Hendricks wants “the creation of a radically more equitable and just ethos of social and economic responsibility”. What that means we can imagine. We do know that conservatives are proven by all polls and studies to by much more charitable than so-called liberals, or radicals, but the latter group wants to be charitable through government with other peoples’ money. And that has nothing to do with freedom.

So what does Hendricks want? His third and fourth chapters basically attack supposed Christian principles when applied to what he sees as unjust economic policies. So Christ was a Big Government wealth distributing socialist or Marxist? Apparently so. Free Enterprise, capitalism, is obviously despised by Hendricks. It seems he prefers the assumed all-knowing hand of the State to distribute money “fairly”. Obama gave us examples of that with his massive deficits, failed Stimulus, and handouts to his cronies in business and Labor, from the United Auto workers, to teachers Unions, to Solyndra and other phony Green energy companies.

Perhaps Jesus would have favored gun control and gun confiscation, another main tenet of the Left today in the face of the Second Amendment. Or in Jesus’ day sword control. I defy Hendricks to warp the Gospels to that extreme to justify it. I defy Hendricks to find where Jesus supported a giant State forcibly taking money from people to give it to other people in pursuit of some social justice utopia of the imagination..

So what exactly does he want? THIS: “When it comes to the size of government, what is mandated is not its size, but its ethical responsibility to care for its constituents' welfare by instituting and enforcing policies that remove all barriers to adequate healthcare, social equality, personal security and freedom, full justice and a decent quality of life for all -- not just for the most privileged few. Thus right-sized government is government that can adequately fulfill these duties. There is no biblical basis for conservative politicians' obsession with ever smaller government.” (10/13/2011 in HuifPo).
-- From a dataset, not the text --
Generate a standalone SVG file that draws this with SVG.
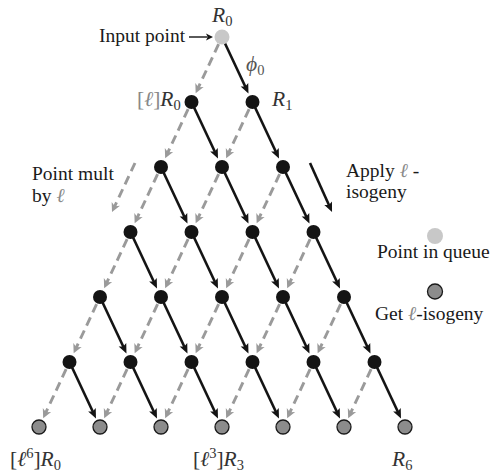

So it does not matter how big it is. Hendricks wants an all-powerful Federal Leviathan State determining what is fair and, at gunpoint, as that is how government enforces it laws, redistributing wealth to create that social Utopia he considers fair. As such his views are overtly anti-American, anti-capitalist, anti-freedom, and historically absurd as no such government has ever existed, nor can any economy prosper with this oppressive government control. Power corrupts

Reply
Thomas Hilton
4/12/2013 04:16:27 am

CONTINUED FROM ABOVE. . .

. . . with this oppressive government control. Power corrupts and absolute power corrupts absolutely, and even an at first well-meaning government (if that is conceivable) will fall into corruption.

The Obama government long ago fell into corruption with those pays off to cronies, and all manner of deceit from incessant lies about Obamacare to an ongoing coverup regarding Behnghazi. But his government was never well-meaning. Meanwhile Obama and his family live it up at tax-payer expense like Polit Bureau potentates as his economy remains weak with endless massive joblessness.

Views such as Hendricks’ need to be actively opposed for the hateful self-righteous frauds they are cloaking themselves in Divine righteousness, and thus demonizing all who oppose them, as I do.